Fallout 3 is an open-world action role-playing game developed by Bethesda Game Studios and published by Bethesda Softworks in 2008. It marked the first entry in the Fallout series to shift the franchise from its original isometric, turn-based roots into a fully three-dimensional, real-time experience driven by Bethesda’s Gamebryo engine, the same technology that powered The Elder Scrolls IV: Oblivion two years earlier.
Set in the Capital Wasteland — the irradiated ruins of Washington D.C. and its surrounding suburbs roughly two hundred years after a global nuclear war — the game casts the player as the Lone Wanderer, a vault-born protagonist who ventures to the surface in search of their missing father.

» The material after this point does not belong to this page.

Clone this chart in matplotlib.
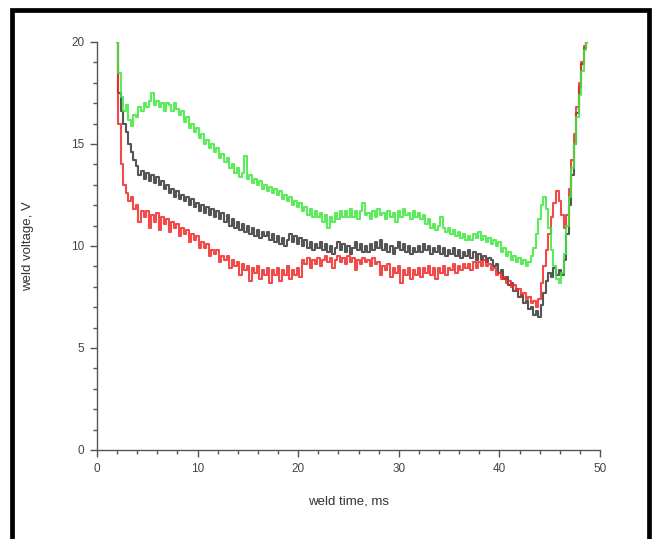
import numpy as np
import matplotlib
matplotlib.use('Agg')
import matplotlib.pyplot as plt
from matplotlib.patches import Rectangle
from matplotlib.ticker import MultipleLocator

plt.rcParams['font.family'] = ['Liberation Sans', 'DejaVu Sans']

# sample times, ms (0.25 ms step from 2 to 48.75)
t = np.arange(188) * 0.25 + 2.0

# weld voltage traces, V
green = [
    20.0, 18.5, 17.3, 16.6, 16.9, 16.2, 15.9, 16.4, 16.3, 16.8, 16.6, 17.0, 16.8, 17.1, 17.5, 16.9, 17.1, 16.8, 17.0, 16.6,
    17.0, 16.9, 16.6, 17.0, 16.7, 16.4, 16.6, 16.1, 16.3, 15.8, 16.0, 15.6, 15.8, 15.3, 15.5, 15.0, 15.2, 14.8, 15.0, 14.6,
    14.8, 14.3, 14.5, 14.1, 14.3, 13.8, 14.0, 13.6, 13.8, 13.4, 13.6, 14.4, 13.3, 13.5, 13.1, 13.3, 13.0, 13.2, 12.8, 13.0,
    12.7, 12.9, 12.6, 12.8, 12.5, 12.7, 12.3, 12.5, 12.2, 12.4, 12.0, 12.2, 11.9, 12.1, 11.7, 11.9, 11.5, 11.8, 11.4, 11.7,
    11.4, 11.6, 11.2, 11.5, 10.9, 11.4, 11.2, 11.6, 11.3, 11.7, 11.4, 11.7, 11.4, 11.8, 11.4, 11.7, 11.3, 11.7, 12.1, 11.5,
    11.6, 11.3, 11.7, 11.4, 11.8, 11.5, 11.6, 11.3, 11.7, 11.4, 11.6, 11.2, 11.7, 11.4, 11.8, 11.5, 11.6, 11.3, 11.7, 11.4,
    11.6, 11.3, 11.5, 11.1, 11.3, 10.9, 11.1, 10.8, 11.0, 11.4, 10.9, 10.7, 10.9, 10.6, 10.8, 10.5, 10.7, 10.4, 10.6, 10.3,
    10.5, 10.3, 10.6, 10.4, 10.7, 10.3, 10.5, 10.2, 10.4, 10.1, 10.3, 10.0, 10.2, 9.7, 9.9, 9.5, 9.7, 9.3, 9.5, 9.2,
    9.4, 9.1, 9.3, 9.0, 9.2, 9.5, 9.9, 10.6, 11.3, 12.0, 12.4, 11.8, 10.9, 9.8, 9.0, 8.4, 8.2, 8.7, 9.6, 11.0,
    12.4, 13.8, 15.0, 16.3, 17.4, 18.6, 19.6, 20.0,
]
black = [
    20.0, 17.5, 16.6, 16.0, 15.6, 15.0, 14.6, 14.2, 13.9, 13.5, 13.7, 13.3, 13.6, 13.2, 13.5, 13.1, 13.4, 13.0, 13.2, 12.8,
    13.0, 12.6, 12.8, 12.4, 12.7, 12.3, 12.5, 12.2, 12.4, 12.0, 12.3, 11.9, 12.1, 11.7, 12.0, 11.6, 11.9, 11.5, 11.8, 11.4,
    11.7, 11.3, 11.6, 11.2, 11.5, 11.0, 11.3, 10.9, 11.2, 10.8, 11.1, 10.7, 11.0, 10.6, 10.9, 10.5, 10.8, 10.4, 10.7, 10.5,
    10.7, 10.3, 10.6, 10.2, 10.5, 10.1, 10.4, 10.0, 10.3, 10.6, 10.2, 10.5, 10.1, 10.4, 10.0, 10.3, 9.9, 10.2, 9.8, 10.1,
    9.9, 10.2, 9.8, 10.1, 9.7, 10.0, 9.6, 9.9, 10.2, 9.8, 10.1, 9.7, 10.0, 9.6, 9.9, 10.2, 9.8, 10.1, 9.7, 10.0,
    9.7, 10.1, 9.8, 10.2, 9.9, 10.3, 9.8, 10.1, 9.7, 10.0, 9.6, 9.9, 10.2, 9.8, 10.1, 9.7, 10.0, 9.6, 9.9, 9.7,
    10.0, 9.7, 10.1, 9.8, 10.0, 9.6, 9.9, 9.7, 10.0, 9.6, 9.9, 9.5, 9.8, 9.6, 9.9, 9.5, 9.8, 9.4, 9.7, 9.5,
    9.8, 9.4, 9.7, 9.3, 9.6, 9.3, 9.5, 9.2, 9.4, 9.3, 9.0, 9.1, 8.7, 8.8, 8.4, 8.5, 8.1, 8.2, 7.8, 7.9,
    7.5, 7.6, 7.2, 7.3, 6.9, 7.0, 6.6, 6.8, 6.5, 7.1, 7.7, 8.3, 8.7, 8.5, 8.9, 8.6, 8.8, 8.6, 9.3, 10.6,
    12.0, 13.5, 15.0, 16.5, 17.8, 18.9, 19.7, 20.0,
]
red = [
    20.0, 16.0, 14.0, 13.0, 12.6, 12.2, 12.4, 11.8, 12.0, 11.2, 11.7, 11.4, 11.7, 10.9, 11.5, 11.2, 11.6, 10.8, 11.4, 11.1,
    11.3, 10.7, 11.2, 10.9, 11.1, 10.5, 10.9, 10.6, 10.8, 10.2, 10.6, 10.3, 10.5, 9.9, 10.2, 9.9, 10.1, 9.5, 9.8, 9.6,
    9.8, 9.2, 9.5, 9.3, 9.5, 8.9, 9.3, 9.0, 9.2, 8.6, 9.1, 8.8, 9.0, 8.3, 8.9, 8.7, 9.0, 8.4, 8.8, 8.6,
    8.9, 8.2, 8.8, 8.6, 8.9, 8.3, 8.8, 8.6, 9.0, 8.4, 8.8, 8.6, 8.9, 8.5, 9.3, 9.1, 9.4, 8.9, 9.3, 9.1,
    9.4, 9.0, 9.3, 9.5, 9.2, 9.4, 8.9, 9.3, 9.5, 9.2, 9.4, 9.1, 9.5, 9.2, 9.4, 8.8, 9.3, 9.1, 9.4, 9.2,
    9.3, 9.0, 9.4, 9.1, 9.2, 8.6, 9.0, 8.8, 9.1, 8.5, 8.9, 8.7, 9.0, 8.2, 8.8, 8.6, 8.9, 8.4, 8.8, 8.6,
    8.9, 8.5, 8.9, 8.7, 9.0, 8.6, 8.9, 8.4, 8.9, 8.7, 9.0, 8.6, 8.9, 8.8, 9.1, 8.7, 9.0, 8.8, 9.1, 8.9,
    9.1, 8.8, 9.2, 8.9, 9.2, 9.0, 9.3, 9.0, 9.1, 8.8, 8.9, 8.6, 8.7, 8.4, 8.5, 8.2, 8.3, 8.0, 8.1, 7.8,
    7.9, 7.6, 7.7, 7.4, 7.5, 7.2, 7.3, 7.0, 7.4, 8.2, 9.0, 9.8, 10.6, 11.4, 12.1, 12.7, 12.2, 11.5, 10.9, 11.5,
    12.8, 14.2, 15.5, 16.8, 18.0, 19.0, 19.8, 20.0,
]

fig = plt.figure(figsize=(6.52, 5.39), dpi=100)
ax = fig.add_axes([97 / 652, 89 / 539, 503 / 652, 408 / 539])

ax.plot(t, black, color='#2a2a2a', lw=1.5, drawstyle='steps-mid', alpha=0.8)
ax.plot(t, red, color='#ee2a2a', lw=1.5, drawstyle='steps-mid', alpha=0.85)
ax.plot(t, green, color='#3ee83e', lw=1.5, drawstyle='steps-mid', alpha=0.85)

ax.set_xlim(0, 50)
ax.set_ylim(0, 20)
ax.xaxis.set_major_locator(MultipleLocator(10))
ax.xaxis.set_minor_locator(MultipleLocator(2))
ax.yaxis.set_major_locator(MultipleLocator(5))
ax.yaxis.set_minor_locator(MultipleLocator(1))

for s in ['top', 'right']:
    ax.spines[s].set_visible(False)
for s in ['left', 'bottom']:
    ax.spines[s].set_color('#555555')
    ax.spines[s].set_linewidth(1.0)

ax.tick_params(which='major', direction='out', length=5, width=1, color='#555555',
               labelsize=8.5, labelcolor='#444444', pad=4)
ax.tick_params(which='minor', direction='out', length=3, width=1, color='#555555')

ax.set_xlabel('weld time, ms', fontsize=9.5, color='#333333', labelpad=15)
ax.set_ylabel('weld voltage, V', fontsize=9.5, color='#333333', labelpad=27)

# black frame around the picture
fig.add_artist(Rectangle((11.5 / 652, -0.05), (649 - 11.5) / 652, 1.05 - 10 / 539,
                         transform=fig.transFigure, fill=False, edgecolor='black', lw=3.4))

fig.savefig('out.png', dpi=100)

What begins as a personal quest quickly expands into a struggle over the future of the wasteland itself, involving military factions, irradiated mutants, and a centuries-old effort to restore clean water to the region.
As the third numbered entry in the franchise and the first developed under Bethesda’s stewardship, Fallout 3 is widely regarded as a pivotal moment for the series. It reintroduced Fallout to a mainstream audience more than a decade after Fallout 2, reestablishing the post-apocalyptic setting, the retro-futuristic aesthetic, and the moral ambiguity that had defined the earlier Interplay-era games — while transposing all of it into the first-person exploration-driven template Bethesda had refined through Morrowind and Oblivion. Its influence is still visible in virtually every open-world RPG released since.